Why do the series now?
``I guess it is an itch I had to scratch,'' says Hampton. ``I had to do it for the young people who see what is happening in South Africa and have no reference point. Better than half of today's population is too young to remember Selma and Montgomery.
``Today people talk about affirmative action and busing, which came out of this period, and it is perfectly understandable that some of them take exception, but they have that right only if they have some understanding of the price the country paid to reach this point.
``I hope the series will help people to understand the emotional aspect as well as the factual aspect of the civil rights movement. Television does that so well.''
While there are many blacks on Hampton's staff, many whites took part in the production of the series, too.

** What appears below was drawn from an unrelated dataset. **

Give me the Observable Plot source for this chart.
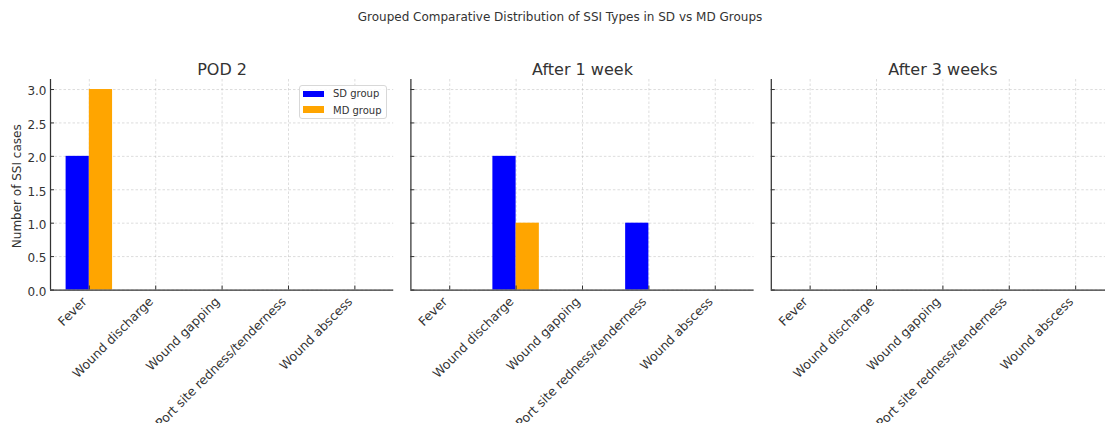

``It became clear to me that I could not do this series, psychologically or quality-wise, without having a diversity of people on the production staff, men and women, black and white,'' explains Hampton.

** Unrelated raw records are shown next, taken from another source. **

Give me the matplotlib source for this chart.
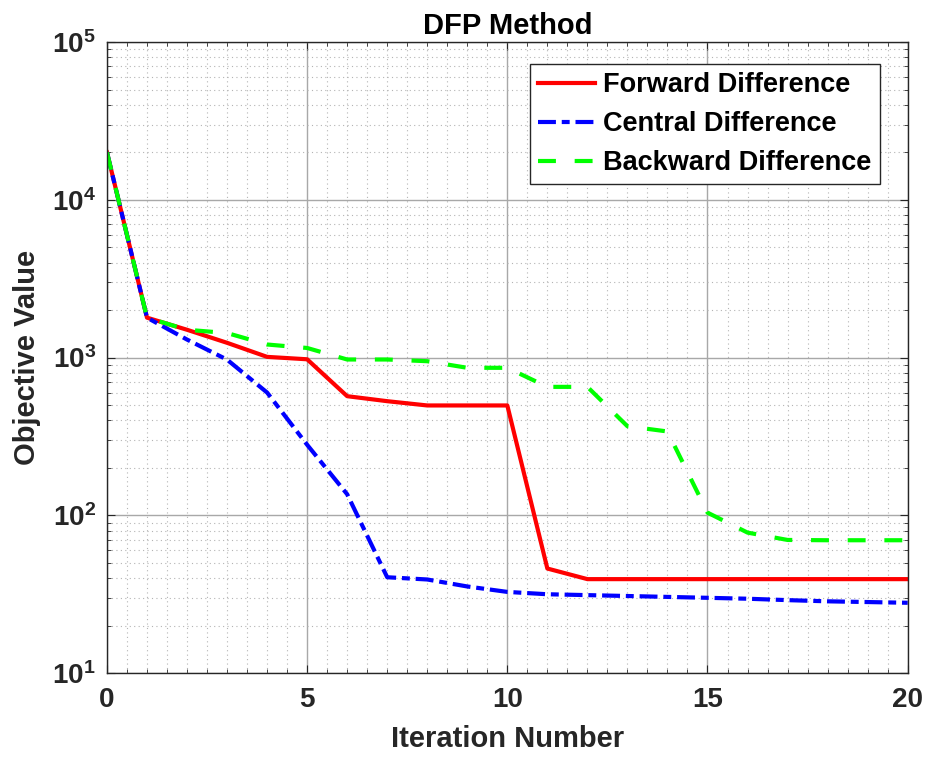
import numpy as np
import matplotlib
matplotlib.use("Agg")
import matplotlib.pyplot as plt
from matplotlib.ticker import LogLocator, MultipleLocator, FuncFormatter, NullFormatter

plt.rcParams['font.family'] = ['Liberation Sans', 'DejaVu Sans']
plt.rcParams['font.weight'] = 'bold'
plt.rcParams['mathtext.fontset'] = 'custom'
plt.rcParams['mathtext.rm'] = 'Liberation Sans:bold'
plt.rcParams['mathtext.bf'] = 'Liberation Sans:bold'

iterations = np.arange(0, 21)
forward = [20000, 1790, 1500, 1240, 1010, 975, 569, 529, 497, 497, 497,
           46, 39.4, 39.4, 39.4, 39.4, 39.4, 39.4, 39.4, 39.4, 39.4]
central = [20000, 1790, 1300, 970, 600, 280, 136, 40.5, 39.2, 35.4, 32.7,
           31.6, 31.2, 30.8, 30.4, 30.0, 29.6, 29.0, 28.5, 28.2, 27.9]
backward = [20000, 1790, 1500, 1430, 1210, 1150, 972, 972, 948, 861, 861,
            652, 652, 367, 340, 104, 77.7, 69.8, 69.5, 69.5, 69.5]

fig = plt.figure(figsize=(9.3, 7.64), dpi=100)
ax = fig.add_axes([0.115, 0.119, 0.861, 0.826])

ax.plot(iterations, forward, color='red', lw=3, label='Forward Difference')
ax.plot(iterations, central, color='blue', lw=3, dashes=(4.3, 1.4, 1.9, 1.4),
        label='Central Difference')
ax.plot(iterations, backward, color='#00ff00', lw=3, dashes=(4.3, 4.5),
        label='Backward Difference')

ax.set_yscale('log')
ax.set_xlim(0, 20)
ax.set_ylim(10, 1e5)
ax.xaxis.set_major_locator(MultipleLocator(5))
ax.xaxis.set_minor_locator(MultipleLocator(0.5))
ax.yaxis.set_major_locator(LogLocator(base=10, numticks=10))
ax.yaxis.set_minor_locator(LogLocator(base=10, subs=np.arange(2, 10), numticks=20))
ax.yaxis.set_major_formatter(FuncFormatter(lambda v, p: r'$\mathbf{10^{%d}}$' % round(np.log10(v))))
ax.yaxis.set_minor_formatter(NullFormatter())

ax.grid(which='major', color='#a8a8a8', lw=1, ls='-')
ax.grid(which='minor', color='#b4b4b4', lw=0.8, ls=(0, (1, 3)))
ax.set_axisbelow(True)

ax.tick_params(which='both', direction='in', top=True, right=True, colors='#262626',
               labelcolor='#262626')
ax.tick_params(which='major', length=6, labelsize=20)
ax.tick_params(axis='x', which='major', pad=10)
ax.tick_params(axis='y', which='major', pad=8)
ax.tick_params(which='minor', length=3)
for s in ax.spines.values():
    s.set_color('#262626')
    s.set_linewidth(1)

ax.set_xlabel('Iteration Number', fontsize=21, fontweight='bold', color='#262626',
              labelpad=9)
ax.set_ylabel('Objective Value', fontsize=21, fontweight='bold', color='#262626',
              labelpad=8)
ax.set_title('DFP Method', fontsize=21, fontweight='bold', pad=6)

leg = ax.legend(loc='upper right', bbox_to_anchor=(0.965, 0.965), fontsize=19.5,
                handlelength=2.1, handletextpad=0.3, borderpad=0.3, labelspacing=0.48,
                fancybox=False, framealpha=1, borderaxespad=0)
leg.get_frame().set_edgecolor('#262626')
leg.get_frame().set_linewidth(1)

fig.savefig('out.png', dpi=100)
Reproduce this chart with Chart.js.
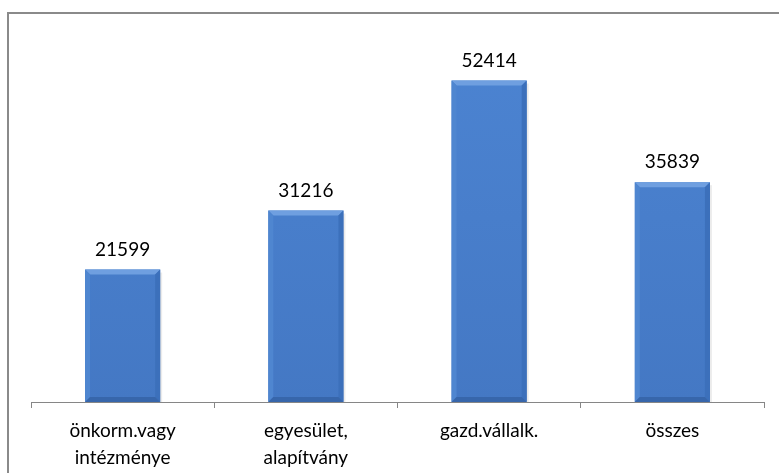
<!DOCTYPE html>
<html>
<head>
<meta charset="utf-8">
<script src="https://cdn.jsdelivr.net/npm/chart.js@4"></script>
<style>
  html, body { margin: 0; padding: 0; background: #fff; }
  #frame {
    position: absolute; left: 7px; top: 12px; width: 900px; height: 600px;
    border-left: 2px solid #8a8a8a; border-top: 2px solid #8a8a8a;
  }
  #wrap { position: absolute; left: 0; top: 0; width: 779px; height: 473px; }
</style>
</head>
<body>
<div id="frame"></div>
<div id="wrap"><canvas id="chart" width="779" height="473"></canvas></div>
<script>
'use strict'

const categories = [
  ['önkorm.vagy', 'intézménye'],
  ['egyesület,', 'alapítvány'],
  'gazd.vállalk.',
  'összes'
]
const values = [21599, 31216, 52414, 35839]

// draws the Excel-like bevel on each bar plus the value above it
const bevelAndLabels = {
  id: 'bevelAndLabels',
  afterDatasetsDraw (chart) {
    const ctx = chart.ctx
    const meta = chart.getDatasetMeta(0)
    const b = 5
    ctx.save()
    meta.data.forEach((bar, i) => {
      const { x, y, base, width } = bar.getProps(['x', 'y', 'base', 'width'], true)
      const l = x - width / 2
      const r = x + width / 2
      // top edge
      ctx.fillStyle = '#6f9fe0'
      ctx.beginPath()
      ctx.moveTo(l, y); ctx.lineTo(r, y); ctx.lineTo(r - b, y + b); ctx.lineTo(l + b, y + b)
      ctx.closePath(); ctx.fill()
      // left edge
      ctx.fillStyle = '#4f86d0'
      ctx.beginPath()
      ctx.moveTo(l, y); ctx.lineTo(l + b, y + b); ctx.lineTo(l + b, base - b); ctx.lineTo(l, base)
      ctx.closePath(); ctx.fill()
      // right edge
      ctx.fillStyle = '#3c70bb'
      ctx.beginPath()
      ctx.moveTo(r, y); ctx.lineTo(r - b, y + b); ctx.lineTo(r - b, base - b); ctx.lineTo(r, base)
      ctx.closePath(); ctx.fill()
      // bottom edge
      ctx.fillStyle = '#3766ab'
      ctx.beginPath()
      ctx.moveTo(l, base); ctx.lineTo(l + b, base - b); ctx.lineTo(r - b, base - b); ctx.lineTo(r, base)
      ctx.closePath(); ctx.fill()
      // soft shadow on the right
      ctx.fillStyle = 'rgba(0,0,0,0.08)'
      ctx.fillRect(r, y + 3, 2, base - y - 3)

      ctx.fillStyle = '#000'
      ctx.font = '19px Lato'
      ctx.textAlign = 'center'
      ctx.textBaseline = 'middle'
      ctx.fillText(String(values[i]), x, y - 20)
    })
    ctx.restore()
  }
}

const ctx = document.getElementById('chart').getContext('2d')
new Chart(ctx, {
  type: 'bar',
  data: {
    labels: categories,
    datasets: [
      {
        data: values,
        backgroundColor: (c) => {
          const area = c.chart.chartArea
          if (!area) return '#4a7fcc'
          const g = c.chart.ctx.createLinearGradient(0, area.top, 0, area.bottom)
          g.addColorStop(0, '#4c84d2')
          g.addColorStop(1, '#4478c4')
          return g
        },
        borderWidth: 0,
        barPercentage: 0.41,
        categoryPercentage: 1
      }
    ]
  },
  options: {
    responsive: false,
    animation: false,
    layout: { padding: { left: 31, right: 15, top: 34, bottom: 3 } },
    plugins: {
      legend: { display: false },
      tooltip: { enabled: false }
    },
    scales: {
      x: {
        afterFit: (scale) => { scale.height = 68 },
        grid: {
          drawOnChartArea: false,
          tickLength: 6,
          color: '#868686'
        },
        border: { color: '#868686', width: 1 },
        ticks: {
          color: '#000',
          padding: 9,
          maxRotation: 0,
          autoSkip: false,
          font: { family: 'Lato', size: 19, lineHeight: 1.42 }
        }
      },
      y: {
        display: false,
        min: 0,
        max: 60000
      }
    }
  },
  plugins: [bevelAndLabels]
})
</script>
</body>
</html>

He feels that the resentment of white participation in the black-power movement in the post-1965 period was never as widespread as reported in the media. ``It got blown out of all proportion.'' As black leadership asserted itself, whatever resentment there was of whites diminished. ``We're through that period,'' he says with finality.
But he makes it clear that, ``if it were up to you or me, the civil rights movement would probably never have happened.
``If you watch the series and study the history, it is absolutely clear that the generating force for all of this was, most often, the rural American South - unlettered, uneducated people, who simply reached a point where they said, `No!' It was only after that that the church and the black and white middle class got involved. The catalyst then and in the future has to be the indigenous classes, not government bureaucracy. Leadership then and now has to be found within that element.
``Perhaps this series will stir young blacks to do something more along the same lines rather than sit and wait for great charismatic leaders. The trouble is: It is on PBS, which tends to reach people already motivated. I'd like to have the series shown in church basements.''
Were there any intellectual revelations for Hampton as he reviewed all the archival footage for the series?
``Several. I was amazed to discover just how sophisticated the early movement actually was. I had not known that Montgomery people were so ready for the bus boycott. They were prepared with everything, including mimeograph machines.
``They'd turned down other people who had first wanted to start the battle and waited for Rosa Parks because she was politically a more acceptable choice.
``I had no idea there was so much understanding of the Gandhian nonviolent kind of protest within the SCLC [Southern Christian Leadership Conference].
``Also, most people don't know that Dwight Eisenhower played such an important part in the movement. It was Eisenhower who appointed many of those Republican judges in the South who stood up for what blacks were trying to accomplish.
``On the other hand, John F. Kennedy appointed some of the worst judges in the South, because he was tied to the Southern Democratic party. So, working on this series demythologized part of this history for me, and I hope it will do so for viewers, too.''
Hampton is pleased that the series will be viewed as part of ``telecourses'' in over 200 colleges, that it will be available in book form, with excerpts appearing in school readers, and that PBS is distributing viewer guides.
He hopes sometime soon to bring the civil rights story up to the present in another series.
``Eyes on the Prize'' is important, especially now, according to Hampton, because places like Howard Beach still exist. ``Viewers will get a sense of promise that the problems of the underclass can be solved,'' he says.
``I want black kids to understand the discipline and long-term impact and brilliant strategies that were put together to accomplish the objective.
``They will see the absolutely crucial role of leadership and the fact that you must have it emerge out of the population most affected.
``You can't watch these programs without realizing that the people who accomplished the most were not exceptional people by most criteria. But they took responsibility for making the changes themselves.''
Hampton believes that ``the movement had much more to do with white America than with black America. It takes an awful lot of energy to maintain an apartheid system. It is expensive - it costs part of your soul. I hope the world will take note that once the major battle was resolved, there was enough energy in the nation to move into other important movements - feminism, human development, antiwar. It freed the country to take its next steps in its drive toward making America - and the world - a better place.''
Arthur Unger is the Monitor's television critic.